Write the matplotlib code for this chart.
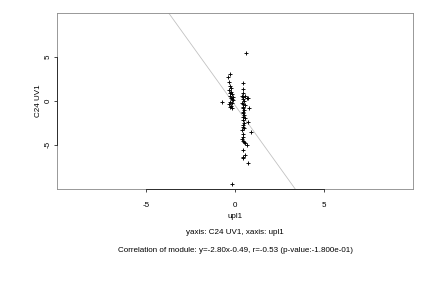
import matplotlib
matplotlib.use("Agg")
import matplotlib.pyplot as plt
import numpy as np

plt.rcParams['font.family'] = ['Liberation Sans', 'DejaVu Sans']
plt.rcParams['axes.unicode_minus'] = False

# left cluster
x_left = [-0.28, -0.38, -0.32, -0.28, -0.24, -0.32, -0.23, -0.28, -0.19, -0.28,
          -0.13, -0.24, -0.19, -0.09, -0.28, -0.15, -0.32, -0.23, -0.28, -0.19, -0.72]
y_left = [3.07, 2.76, 2.20, 1.70, 1.44, 1.25, 1.06, 0.87, 0.76, 0.57,
          0.49, 0.30, 0.19, 0.11, -0.08, -0.19, -0.34, -0.57, -0.72, -0.83, -0.15]
# right cluster
x_right = [0.47, 0.47, 0.47, 0.41, 0.55, 0.43, 0.66, 0.75, 0.47, 0.53,
           0.41, 0.47, 0.55, 0.43, 0.47, 0.79, 0.51, 0.47, 0.43, 0.53,
           0.47, 0.55, 0.47, 0.75, 0.53, 0.43, 0.47, 0.53, 0.41, 0.90,
           0.47, 0.43, 0.41, 0.47, 0.53, 0.55, 0.66, 0.47, 0.55, 0.43,
           0.47, 0.75]
y_right = [2.01, 1.33, 0.87, 0.61, 0.57, 0.42, 0.30, 0.30, 0.19, 0.04,
           -0.19, -0.34, -0.45, -0.64, -0.83, -0.83, -1.02, -1.21, -1.40, -1.59,
           -1.78, -1.97, -2.16, -2.35, -2.54, -2.73, -2.92, -3.11, -3.30, -3.48,
           -3.75, -4.05, -4.36, -4.51, -4.62, -4.81, -5.00, -5.57, -6.14, -6.33,
           -6.52, -7.08]
# outliers
x_out = [-0.19, 0.62]
y_out = [-9.43, 5.45]

slope = -2.80
intercept = -0.49
r_value = -0.53
p_value = -1.800e-01

x_all = np.array(x_left + x_right + x_out)
y_all = np.array(y_left + y_right + y_out)

fig = plt.figure(figsize=(6, 4), dpi=72)
ax = fig.add_axes([0.132, 0.344, 0.824, 0.611])
ax.set_xlim(-10.05, 10.05)
ax.set_ylim(-10.0, 10.0)

ax.scatter(x_all, y_all, marker='+', s=22, c='black', linewidths=0.9, zorder=3)

xx = np.array([-10.05, 10.05])
ax.plot(xx, slope * xx + intercept, color='#c0c0c0', lw=0.8, zorder=2)

for s in ax.spines.values():
    s.set_color('#909090')
    s.set_linewidth(0.9)

ax.set_xticks([-5, 0, 5])
ax.set_yticks([-5, 0, 5])
ax.tick_params(direction='out', length=3, width=0.7, labelsize=8)
ax.tick_params(axis='x', pad=10)
ax.tick_params(axis='y', pad=2)
ax.set_yticklabels(['-5', '0', '5'], rotation=90, va='center')
ax.plot([-5, 5], [0, 0], transform=ax.get_xaxis_transform(), color='#303030',
        lw=1.0, clip_on=False, zorder=4)
ax.plot([0, 0], [-5, 5], transform=ax.get_yaxis_transform(), color='#303030',
        lw=1.0, clip_on=False, zorder=4)

ax.set_xlabel('upl1', fontsize=8, labelpad=4)
ax.set_ylabel('C24 UV1', fontsize=8, labelpad=3)

cx = 0.132 + 0.824 / 2
fig.text(cx, 1 - 233 / 288, 'yaxis: C24 UV1, xaxis: upl1', ha='center', va='center', fontsize=8)
fig.text(cx, 1 - 250 / 288,
         'Correlation of module: y=%.2fx%.2f, r=%.2f (p-value:%.3e)' % (slope, intercept, r_value, p_value),
         ha='center', va='center', fontsize=8)

fig.savefig('out.png', dpi=72)
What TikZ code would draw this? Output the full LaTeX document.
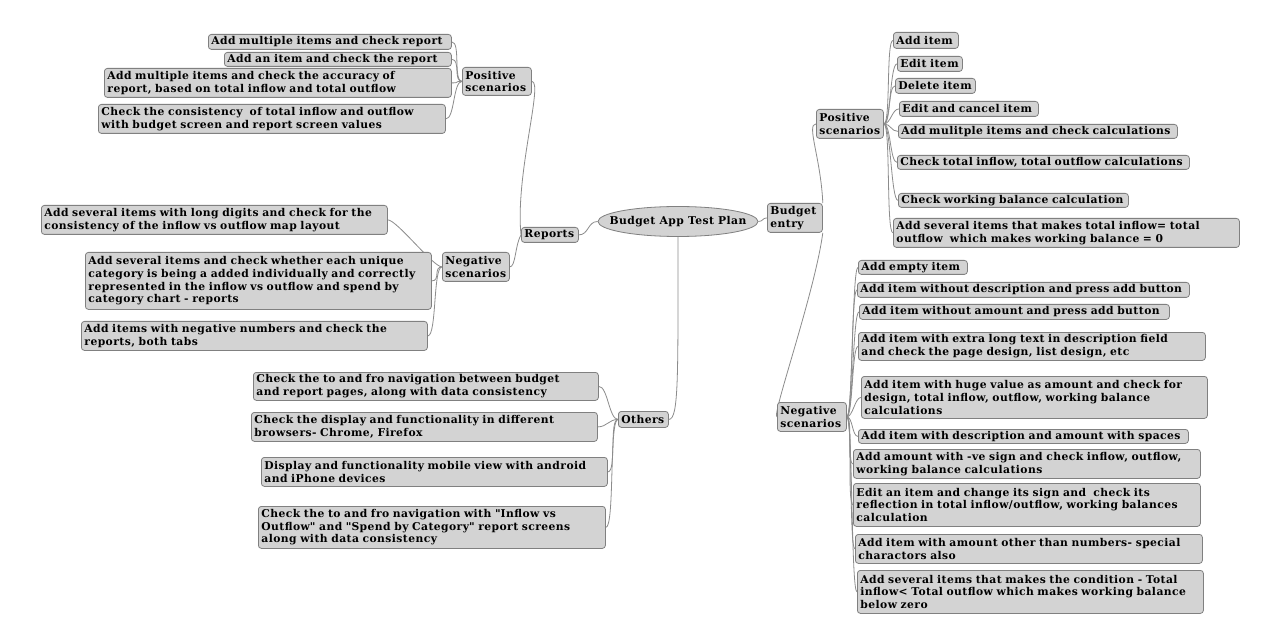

======

#### Task instructions:
Repeat each line of the records above exactly, but do not copy the pictures.

#### Exercise response:
Write the matplotlib code for this chart.
import matplotlib
matplotlib.use("Agg")
import matplotlib.pyplot as plt
import numpy as np

plt.rcParams['font.family'] = ['Liberation Sans', 'DejaVu Sans']
plt.rcParams['axes.unicode_minus'] = False

# left cluster
x_left = [-0.28, -0.38, -0.32, -0.28, -0.24, -0.32, -0.23, -0.28, -0.19, -0.28,
          -0.13, -0.24, -0.19, -0.09, -0.28, -0.15, -0.32, -0.23, -0.28, -0.19, -0.72]
y_left = [3.07, 2.76, 2.20, 1.70, 1.44, 1.25, 1.06, 0.87, 0.76, 0.57,
          0.49, 0.30, 0.19, 0.11, -0.08, -0.19, -0.34, -0.57, -0.72, -0.83, -0.15]
# right cluster
x_right = [0.47, 0.47, 0.47, 0.41, 0.55, 0.43, 0.66, 0.75, 0.47, 0.53,
           0.41, 0.47, 0.55, 0.43, 0.47, 0.79, 0.51, 0.47, 0.43, 0.53,
           0.47, 0.55, 0.47, 0.75, 0.53, 0.43, 0.47, 0.53, 0.41, 0.90,
           0.47, 0.43, 0.41, 0.47, 0.53, 0.55, 0.66, 0.47, 0.55, 0.43,
           0.47, 0.75]
y_right = [2.01, 1.33, 0.87, 0.61, 0.57, 0.42, 0.30, 0.30, 0.19, 0.04,
           -0.19, -0.34, -0.45, -0.64, -0.83, -0.83, -1.02, -1.21, -1.40, -1.59,
           -1.78, -1.97, -2.16, -2.35, -2.54, -2.73, -2.92, -3.11, -3.30, -3.48,
           -3.75, -4.05, -4.36, -4.51, -4.62, -4.81, -5.00, -5.57, -6.14, -6.33,
           -6.52, -7.08]
# outliers
x_out = [-0.19, 0.62]
y_out = [-9.43, 5.45]

slope = -2.80
intercept = -0.49
r_value = -0.53
p_value = -1.800e-01

x_all = np.array(x_left + x_right + x_out)
y_all = np.array(y_left + y_right + y_out)

fig = plt.figure(figsize=(6, 4), dpi=72)
ax = fig.add_axes([0.132, 0.344, 0.824, 0.611])
ax.set_xlim(-10.05, 10.05)
ax.set_ylim(-10.0, 10.0)

ax.scatter(x_all, y_all, marker='+', s=22, c='black', linewidths=0.9, zorder=3)

xx = np.array([-10.05, 10.05])
ax.plot(xx, slope * xx + intercept, color='#c0c0c0', lw=0.8, zorder=2)

for s in ax.spines.values():
    s.set_color('#909090')
    s.set_linewidth(0.9)

ax.set_xticks([-5, 0, 5])
ax.set_yticks([-5, 0, 5])
ax.tick_params(direction='out', length=3, width=0.7, labelsize=8)
ax.tick_params(axis='x', pad=10)
ax.tick_params(axis='y', pad=2)
ax.set_yticklabels(['-5', '0', '5'], rotation=90, va='center')
ax.plot([-5, 5], [0, 0], transform=ax.get_xaxis_transform(), color='#303030',
        lw=1.0, clip_on=False, zorder=4)
ax.plot([0, 0], [-5, 5], transform=ax.get_yaxis_transform(), color='#303030',
        lw=1.0, clip_on=False, zorder=4)

ax.set_xlabel('upl1', fontsize=8, labelpad=4)
ax.set_ylabel('C24 UV1', fontsize=8, labelpad=3)

cx = 0.132 + 0.824 / 2
fig.text(cx, 1 - 233 / 288, 'yaxis: C24 UV1, xaxis: upl1', ha='center', va='center', fontsize=8)
fig.text(cx, 1 - 250 / 288,
         'Correlation of module: y=%.2fx%.2f, r=%.2f (p-value:%.3e)' % (slope, intercept, r_value, p_value),
         ha='center', va='center', fontsize=8)

fig.savefig('out.png', dpi=72)
What TikZ code would draw this? Output the full LaTeX document.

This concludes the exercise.